Nun ist die geschichtswissenschaftliche NS-Forschung seit Jahren mit nichts anderem beschäftigt, als eben jenes 12-jährige Gesamtgeschehen in seinen Verästelungen und Zerfaltungen transparenter zu machen. Und „Die Wohlgesinnten“ ist bis zum Rand gesättigt mit diesem historischen Wissen und diesen historiographischen Diskursen. Es dürfte kaum Veröffentlichungen der NS-Forschung geben, die Littell nicht bekannt sind. Der präzise recherchierte Detailreichtum des Buches ist erschlagend. Das bezieht sich nicht nur auf das äußere Geschehen, sondern auch explizit auf Forschungsansätze, Erklärungsmodelle und biographische Skizzen. Größerer Raum wird beispielsweise Otto Ohlendorf, SS-Gruppenführer und Befehlshaber der Einsatzgruppe D, oder auch Adolf Eichmann gewidmet. Überaus präsent ist beispielsweise die Täter-Mentalitätsforschung in der Spur von Christopher Browning: Das Selbstmitleid derjenigen, die tagtäglich Massenerschießungen vornehmen und über Leichenberge gehen. Wie überaus schwer ist doch die Aufgabe, die wir zu erfüllen haben. Präsent ist auch diese von Michael Wildt beschriebene, aufstrebende, karrierebewusste, Sachlichkeit mit Ideologie verbindende, extrem junge Generation, aus der das Reichssicherheitshauptamt sein Führungscorps rekrutiert hat. Die Liste ließe sich endlos weiter fortsetzen, vom Wirken der Höheren SS- und Polizeiführer (HSSPF), über das beinahe undurchdringliche organisatorische Gestrüpp des NS-Staates bis hin zu den ökonomischen Verwertungsinteressen des SS-Wirtschaftsimperiums der späteren Kriegsjahre. Littell bietet mit den „Wohlgesinnten“ eine Art ausladende und penibel ausgearbeitete Geschichtsforschungs-Prosa.

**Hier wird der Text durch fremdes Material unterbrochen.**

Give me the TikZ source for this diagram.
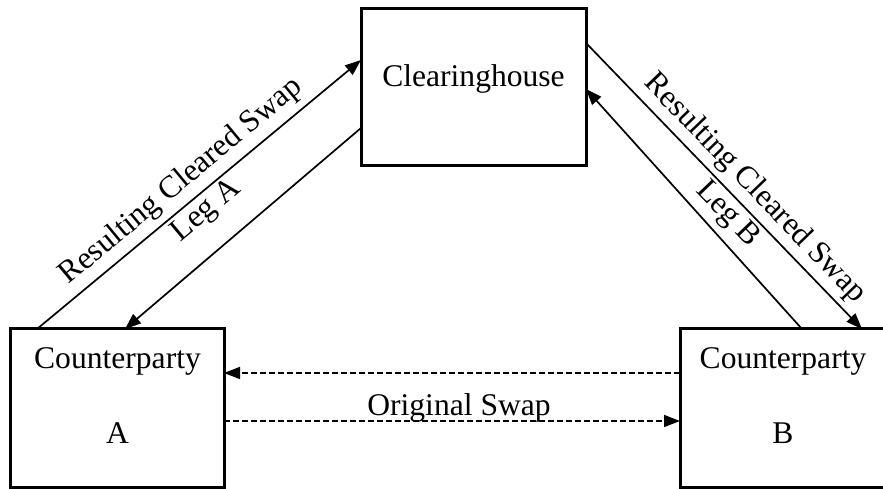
\documentclass[tikz,border=0pt]{standalone}
\usepackage{fontspec}
\setmainfont{Liberation Serif}
\usetikzlibrary{arrows.meta,calc}
\tikzset{
  txt/.style={font=\fontsize{31.7}{37.5}\selectfont, inner sep=0pt},
  box/.style={draw, line width=3bp, outer sep=0pt, inner sep=0pt},
  arr/.style={line width=1.7bp, -{Triangle[length=16bp,width=12bp]}},
  darr/.style={arr, dash pattern=on 6bp off 3bp},
  lbl/.style={font=\fontsize{31.7}{37.5}\selectfont, inner sep=0pt, sloped}
}
\begin{document}
\begin{tikzpicture}[x=1bp,y=-1bp]
\clip (0,0) rectangle (883,489);
% boxes
\node[box, minimum width=225bp, minimum height=157bp] (ch) at (473.5,87.5) {};
\node[box, minimum width=213bp, minimum height=158bp] (A) at (117.5,408) {};
\node[box, minimum width=206bp, minimum height=158bp] (B) at (783,408) {};
% box texts
\node[txt, anchor=base] (cht) at (473.5,87) {Clearinghouse};
\node[txt, anchor=base] (at1) at (117.5,368) {Counterparty};
\node[txt, anchor=base] (at2) at (117.5,443) {A};
\node[txt, anchor=base] (bt1) at (783,368) {Counterparty};
\node[txt, anchor=base] (bt2) at (783,443) {B};
% diagonal connectors
\draw[arr] ([xshift=26bp]A.north west) --
  node[lbl, pos=0.488, above=6bp] (la1) {Resulting Cleared Swap}
  node[lbl, pos=0.488, below=3bp] (la2) {Leg A}
  ([yshift=-51bp]ch.north west);
\draw[arr] ([yshift=-119bp]ch.north west) -- ([xshift=114bp]A.north west);
\draw[arr] ([yshift=-34bp]ch.north east) --
  node[lbl, pos=0.558, above=5bp] (lb1) {Resulting Cleared Swap}
  node[lbl, pos=0.558, below=3bp] (lb2) {Leg B}
  ([xshift=182bp]B.north west);
\draw[arr] ([xshift=122bp]B.north west) -- ([yshift=-80bp]ch.north east);
% dashed connectors
\draw[darr] ([yshift=-44bp]B.north west) -- ([yshift=-44bp]A.north east);
\draw[darr] ([yshift=-92bp]A.north east) -- ([yshift=-92bp]B.north west);
\node[txt, anchor=base] (os) at (459,415) {Original Swap};
\end{tikzpicture}
\end{document}
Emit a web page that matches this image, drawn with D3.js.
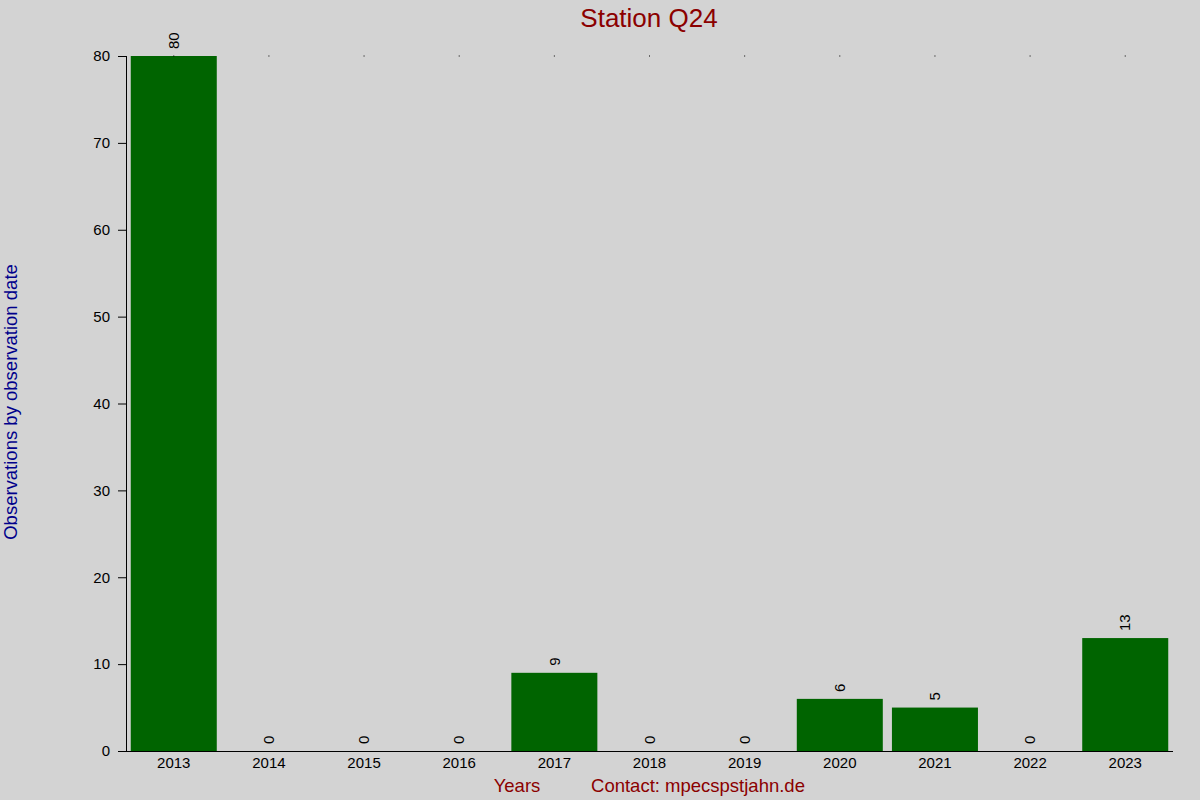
<!DOCTYPE html>
<html>
<head>
<meta charset="utf-8">
<script src="https://cdn.jsdelivr.net/npm/d3@7"></script>
<style>
  body { margin: 0; background: #d3d3d3; }
  svg { display: block; font-family: "Liberation Sans", Arial, sans-serif; }
</style>
</head>
<body>
<svg width="1200" height="800"></svg>
<script>
var years = ["2013", "2014", "2015", "2016", "2017", "2018", "2019", "2020", "2021", "2022", "2023"];
var counts = [80, 0, 0, 0, 9, 0, 0, 6, 5, 0, 13];
var yTicks = [0, 10, 20, 30, 40, 50, 60, 70, 80];

var data = years.map(function(y, i) { return {year: y, count: counts[i]}; });

var svg = d3.select("svg");
svg.append("rect").attr("width", 1200).attr("height", 800).attr("fill", "#d3d3d3");

var x = d3.scaleBand().domain(years).range([126, 1173]).paddingInner(0.096).paddingOuter(0.05),
    y = d3.scaleLinear().domain([0, 80]).range([751, 56]);

// bars
svg.selectAll(".bar")
  .data(data)
  .enter().append("rect")
    .attr("class", "bar")
    .attr("x", function(d) { return x(d.year); })
    .attr("y", function(d) { return y(d.count); })
    .attr("width", x.bandwidth())
    .attr("height", function(d) { return y(0) - y(d.count); })
    .attr("fill", "#006400");

// little dots on top line
svg.selectAll(".dot")
  .data(data)
  .enter().append("rect")
    .attr("x", function(d) { return x(d.year) + x.bandwidth() / 2 - 0.5; })
    .attr("y", y(80) - 0.5)
    .attr("width", 1)
    .attr("height", 1)
    .attr("fill", "#000");

// value labels
svg.selectAll(".val")
  .data(data)
  .enter().append("text")
    .attr("transform", function(d) {
      return "translate(" + (x(d.year) + x.bandwidth() / 2) + "," + (y(d.count) - 7) + ") rotate(-90)";
    })
    .attr("dy", "0.35em")
    .attr("text-anchor", "start")
    .attr("font-size", 15)
    .attr("fill", "#000")
    .text(function(d) { return d.count; });

// y axis
var yAxis = svg.append("g")
    .attr("transform", "translate(126,0)")
    .call(d3.axisLeft(y).tickValues(yTicks).tickSize(8).tickPadding(8));
yAxis.attr("font-size", 15).attr("font-family", "Liberation Sans, Arial, sans-serif");
yAxis.selectAll("text").attr("fill", "#000");
yAxis.selectAll("line").attr("stroke", "#000");
yAxis.select(".domain").attr("stroke", "#000").attr("d", "M0.5," + y(80) + "V" + y(0));

// x axis
var xAxis = svg.append("g")
    .attr("transform", "translate(0,751)")
    .call(d3.axisBottom(x).tickSize(0).tickPadding(6));
xAxis.attr("font-size", 15).attr("font-family", "Liberation Sans, Arial, sans-serif");
xAxis.selectAll("text").attr("fill", "#000");
xAxis.select(".domain").attr("stroke", "#000").attr("d", "M118,0.5H1173");

// title and labels
svg.append("text")
    .attr("x", 649).attr("y", 27)
    .attr("text-anchor", "middle")
    .attr("font-size", 26)
    .attr("fill", "#8b0000")
    .text("Station Q24");

svg.append("text")
    .attr("transform", "translate(17,402) rotate(-90)")
    .attr("text-anchor", "middle")
    .attr("font-size", 18.5)
    .attr("fill", "#00008b")
    .text("Observations by observation date");

svg.append("text")
    .attr("x", 517).attr("y", 792)
    .attr("text-anchor", "middle")
    .attr("font-size", 18.5)
    .attr("fill", "#8b0000")
    .text("Years");

svg.append("text")
    .attr("x", 698).attr("y", 792)
    .attr("text-anchor", "middle")
    .attr("font-size", 18.5)
    .attr("fill", "#8b0000")
    .text("Contact: mpecspstjahn.de");
</script>
</body>
</html>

Diese literarische Verwertung funktioniert als Text und ist interessant. Das Problem dabei ist nur, dass „Die Wohlgesinnten“ kaum über das hinausreicht, was die Wissenschaft bereits als Status Quo des Wissens angehäuft hat. Um ein Eigenrecht als Literatur zu behaupten, müsste der Text einen Mehrwert produzieren, wo er lediglich wissenschaftliche Diskurse, Modelle und Perspektiven sowie bekannte Rollenprosa erzählerisch anordnet und gruppiert – so könnte man mit Fug und Recht fordern. Und dennoch führt der Text den irrsinnig-monströsen Plan des Nationalsozialismus, alle Juden im deutschen Zugriffsgebiet zu töten, auf eine Weise vor Augen, die zumindest in herausragenden Passagen in ihrer Suggestivkraft über das Beschreibungsarsenal wissenschaftlicher Texte hinausreicht. Ein Beispiel dafür sind die Posener Reden von Heinrich Himmler, jene berühmt-berüchtigten Vorträge, in denen er die Ermordung der Juden in ungewöhnlicher Offenheit und Direktheit ausspricht und über die Verbrechen als historische Notwendigkeit räsonniert. Hier gelingt es Littell durchaus, die nervöse Atmosphäre zu verdichten, in der im Oktober 1943 diese Reden gehalten worden sind: Die bewusste Herstellung von Komplizen- und Mitwisserschaft sollte den anwesenden Gauleitern und SS-Führern zu verstehen geben, dass alle Brücken zurück abgerissen sind und dass eine Niederlage gleichbedeutend sein musste mit dem Ende jedes Einzelnen der Anwesenden, deren Signatur fortan unter dem Völkermordverbrechen zu finden sein würde.